Seminar Announcement
From Cliques to Equilibria: Dominant-Set Clustering and Its Applications
Dr. Marcello Pelillo of Ca'Foscari University of Venice
Friday, December 9, 2016 · 11:00AM · HEC 113
Abstract
The talk will provide an overview of "dominant sets," a graph-theoretic notion of a cluster which generalizes the concept of a maximal clique to edge-weighted graphs and has intriguing connections with optimization theory and (evolutionary) game theory. The idea is general and can be applied to weighted graphs, digraphs and hypergraphs alike. After introducing the basic properties of dominant sets, along with some generalizations, I’ll discuss a few recent computer vision applications, including interactive image segmentation and group behavior analysis.
Biography
Marcello Pelillo is Professor of Computer Science at Ca' Foscari University in Venice, Italy, where he directs the European Centre for Living Technology (ECLT) and the Computer Vision and Pattern Recognition group. He held visiting research positions at Yale University, McGill University, the University of Vienna, York University (UK), the University College London, and the National ICT Australia (NICTA).
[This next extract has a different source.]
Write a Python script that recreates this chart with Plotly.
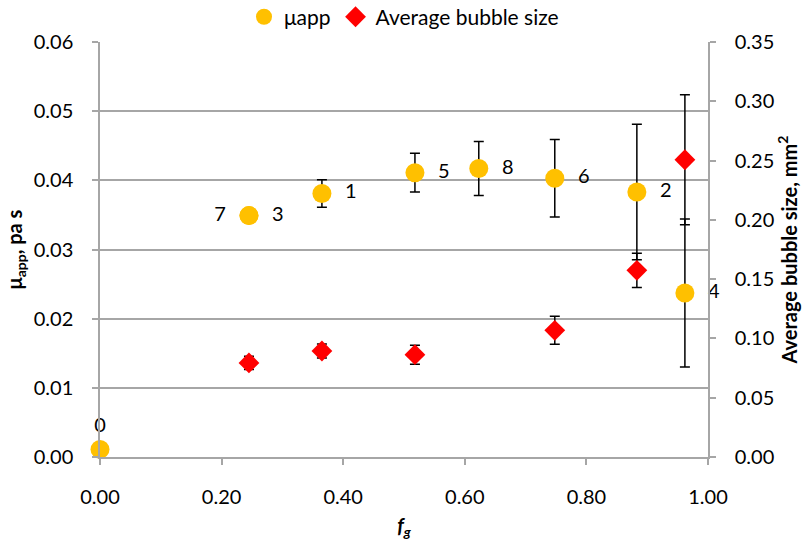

He has published more than 200 technical papers in refereed journals, handbooks, and conference proceedings in the areas of pattern recognition, computer vision and machine learning. He is General Chair for ICCV 2017, Track Chair for ICPR 2018, and has served as Program Chair for several conferences and workshops, many of which he initiated (e.g., EMMCVPR, SIMBAD, IWCV). He serves (has served) on the Editorial Boards of the journals IEEE Transactions on Pattern Analysis and Machine Intelligence (PAMI), Pattern Recognition, IET Computer Vision, Frontiers in Computer Image Analysis, Brain Informatics, and serves on the Advisory Board of the International Journal of Machine Learning and Cybernetics. Prof. Pelillo has been elected a Fellow of the IEEE and a Fellow of the IAPR, and has recently been appointed IEEE SMC Distinguished Lecturer. His Erdos number is 2.